While not a traditional “RF” technology, the interconnection requirements of high-speed digital systems will increasingly drive the performance of wideband transmission line technologies. CPU functionality has increased 1000X about every 12 years, leading some to claim that the bandwidth of CPU connections needs to increase tenfold every four years to keep up with CMOS scaling. Historically most computer busses are as wide as the data and address words and operate synchronously. As higher speeds are required, parallel busses are being replaced by multiple self-clocked serial ports, such as the PCI Express standard. These ports typically use four lines, with two differential conductors for each direction. The initial speeds will be 2.5 Gbps and then increase to 10 Gbps or higher.

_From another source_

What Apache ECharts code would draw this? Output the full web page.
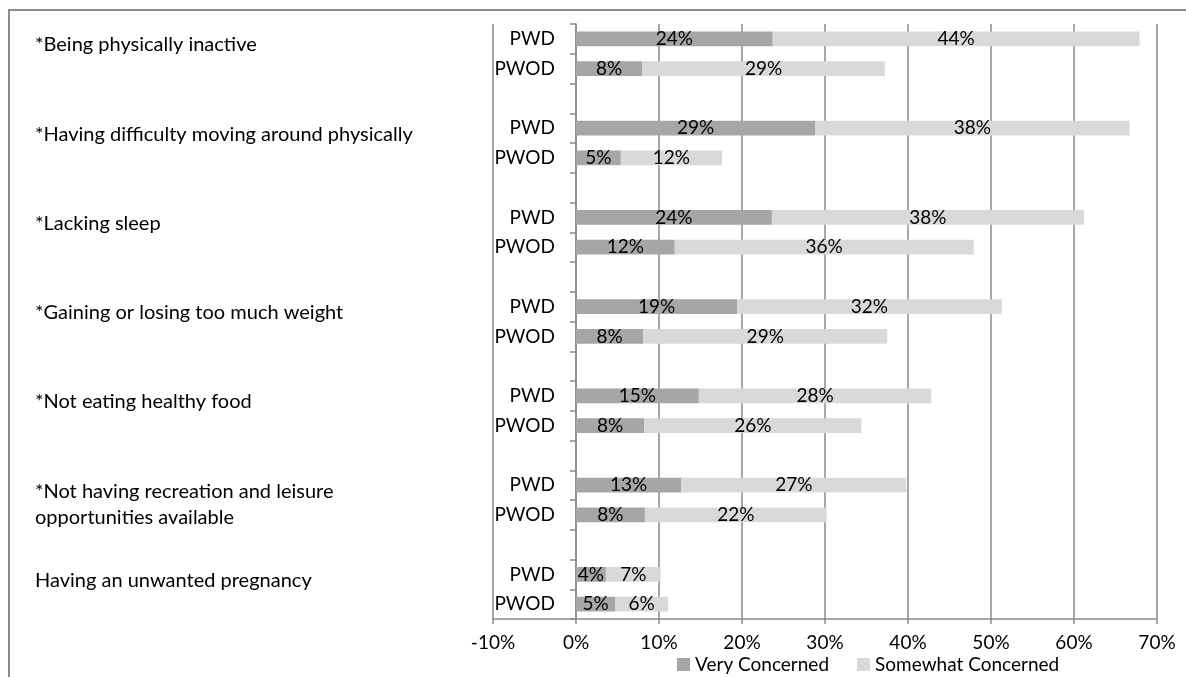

But copper conductors fundamentally distort and attenuate fast time-domain signals. It is well known that skin-effect losses increase as the square root of frequency. Pre-emphasis (equalization) is often used in output drivers to compensate for the frequency-dependent transmission line losses due to skin effect and dielectric losses above 1 GHz. However, the larger scaling problem is that the dimensions of a mode-free TEM transmission line must be scaled in the transverse direction inversely with the maximum frequency used, to avoid distortion from multi-mode propagation. So the loss of a scaled mode-free TEM line effectively increases as the 1.5 power of its maximum useable frequency (assuming negligible dielectric losses). At 110 GHz, typical coaxial lines exhibit loss of ~0.4 dB/cm, so the bandwidth of wideband copper interconnects quickly becomes a limiting factor.

Optical interconnects have been proposed as a means for achieving more bandwidth within a rack, since over 1 Tbps has been demonstrated on one fiber for long-haul telecomm systems. However the cost, size, or power consumption of these wavelength-division multiplexed systems are not applicable within a rack, where for example many inexpensive 100 Gbps connections will be required between boards. Directly-modulated sources are difficult above about 10 Gbps, fiber interfacing techniques are expensive and complicate packaging requirements, and monolithic integration of optical and electro-optic functions has yet to be proven.

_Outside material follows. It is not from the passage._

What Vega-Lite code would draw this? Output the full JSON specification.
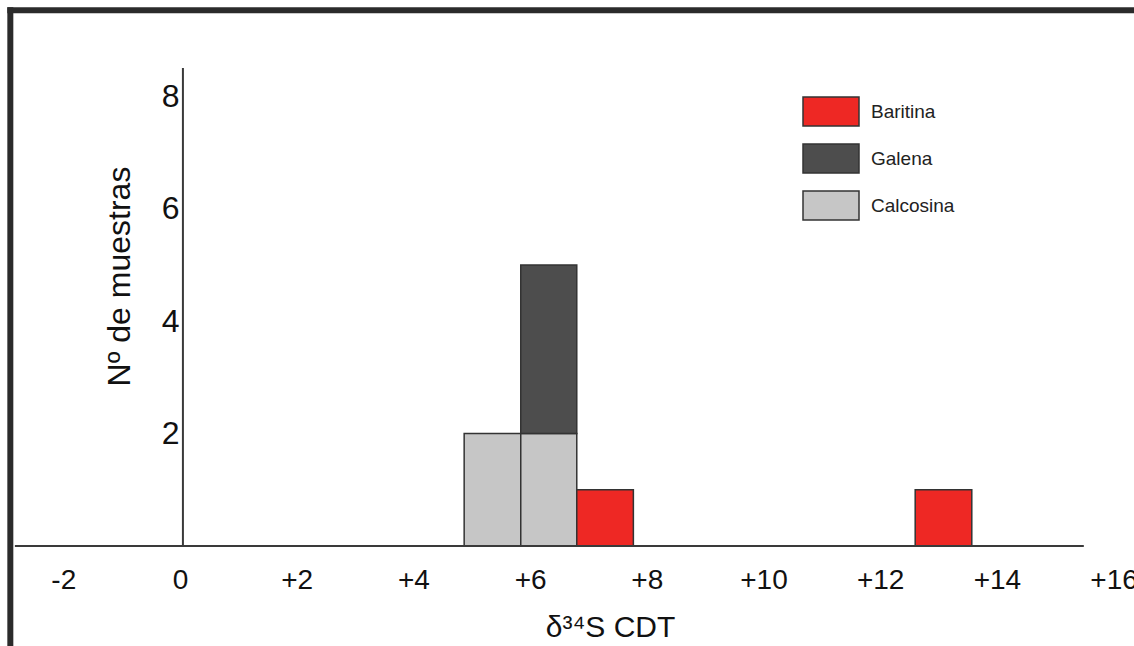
{
  "$schema": "https://vega.github.io/schema/vega-lite/v6.json",
  "width": 1134,
  "height": 646,
  "autosize": "none",
  "padding": 0,
  "background": "white",
  "config": {
    "view": {"stroke": null},
    "font": "Liberation Sans",
    "axis": {"grid": false, "ticks": false, "tickSize": 0, "domain": false, "labelColor": "#111", "titleColor": "#111", "titleFontWeight": "normal", "labelFont": "Liberation Sans", "titleFont": "Liberation Sans"}
  },
  "datasets": {
    "muestras": [
      {"mineral": "Calcosina", "desde": 4.87, "hasta": 5.84, "n": 2},
      {"mineral": "Calcosina", "desde": 5.84, "hasta": 6.8, "n": 2},
      {"mineral": "Galena", "desde": 5.84, "hasta": 6.8, "n": 3},
      {"mineral": "Baritina", "desde": 6.8, "hasta": 7.77, "n": 1},
      {"mineral": "Baritina", "desde": 12.6, "hasta": 13.57, "n": 1}
    ],
    "uno": [{}]
  },
  "layer": [
    {
      "data": {"name": "muestras"},
      "transform": [
        {"stack": "n", "groupby": ["desde"], "sort": [{"field": "mineral", "order": "ascending"}], "as": ["n0", "n1"]}
      ],
      "mark": {"type": "bar", "stroke": "#333", "strokeWidth": 1.5, "opacity": 1},
      "encoding": {
        "x": {
          "field": "desde", "type": "quantitative",
          "scale": {"domain": [-3.085, 16.35], "nice": false, "zero": false},
          "axis": {
            "orient": "bottom", "offset": -100, "values": [-2, 0, 2, 4, 6, 8, 10, 12, 14, 16],
            "labelExpr": "datum.value > 0 ? '+' + datum.value : '' + datum.value",
            "labelFontSize": 28, "labelPadding": 34, "labelBaseline": "middle", "labelAlign": "center",
            "title": "δ³⁴S CDT", "titleFontSize": 30, "titleX": 610, "titleY": 81, "titleAlign": "center", "titleBaseline": "middle"
          }
        },
        "x2": {"field": "hasta"},
        "y": {
          "field": "n0", "type": "quantitative",
          "scale": {"domain": [-1.779, 9.715], "nice": false, "zero": false},
          "axis": {
            "orient": "left", "offset": -183, "values": [2, 4, 6, 8], "format": "d",
            "labelFontSize": 32, "labelPadding": 4, "labelAlign": "right", "labelBaseline": "middle",
            "title": "Nº de muestras", "titleFontSize": 32, "titleX": -64, "titleY": 276, "titleAngle": -90, "titleAlign": "center", "titleBaseline": "middle"
          }
        },
        "y2": {"field": "n1"},
        "color": {
          "field": "mineral", "type": "nominal",
          "scale": {"domain": ["Baritina", "Galena", "Calcosina"], "range": ["#ee2824", "#4d4d4d", "#c6c6c6"]},
          "legend": {
            "title": null, "orient": "none", "legendX": 802, "legendY": 82.5, "padding": 0,
            "symbolType": "M-1,-0.52H1V0.52H-1Z", "symbolSize": 3136, "symbolStrokeColor": "#333", "symbolStrokeWidth": 1.5, "symbolOpacity": 1,
            "labelFontSize": 19, "labelOffset": 11, "labelColor": "#222", "labelFont": "Liberation Sans", "rowPadding": 0, "labelBaseline": "middle"
          }
        }
      }
    },
    {
      "data": {"name": "uno"},
      "mark": {"type": "rule", "color": "#2b2b2b", "strokeWidth": 6, "strokeCap": "square"},
      "encoding": {
        "x": {"datum": -2.908, "type": "quantitative"},
        "y": {"datum": 9.532, "type": "quantitative"},
        "y2": {"datum": -1.9}
      }
    },
    {
      "data": {"name": "uno"},
      "mark": {"type": "rule", "color": "#2b2b2b", "strokeWidth": 6, "strokeCap": "square"},
      "encoding": {
        "x": {"datum": -2.908, "type": "quantitative"},
        "x2": {"datum": 16.5},
        "y": {"datum": 9.532, "type": "quantitative"}
      }
    },
    {
      "data": {"name": "uno"},
      "mark": {"type": "rule", "color": "#3a3a3a", "strokeWidth": 2},
      "encoding": {
        "x": {"datum": -2.83, "type": "quantitative"},
        "x2": {"datum": 15.49},
        "y": {"datum": 0, "type": "quantitative"}
      }
    },
    {
      "data": {"name": "uno"},
      "mark": {"type": "rule", "color": "#3a3a3a", "strokeWidth": 2},
      "encoding": {
        "x": {"datum": 0.05, "type": "quantitative"},
        "y": {"datum": 0, "type": "quantitative"},
        "y2": {"datum": 8.505}
      }
    }
  ]
}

Within a large digital chip the interconnect problem is similar, if not more challenging [1 (Interconnect chapter)]. The on-chip delay from interconnect wiring scales in the wrong direction and dominates on-chip delays with device gate sizes smaller than about 250 nm. Using more interconnect metal layers with unscaled dimensions improves the delay performance but increases the chip cost from extra processing of more metal layers. On-chip optical interconnects using integrated waveguides have been proposed as a solution for on-chip global wiring, but feasibility of inexpensive Si-compatible integrated sources and detectors has not been shown. To minimize the effects of slow global wiring, repeatered lines and interconnect-centric architectures and design tools will likely be adopted.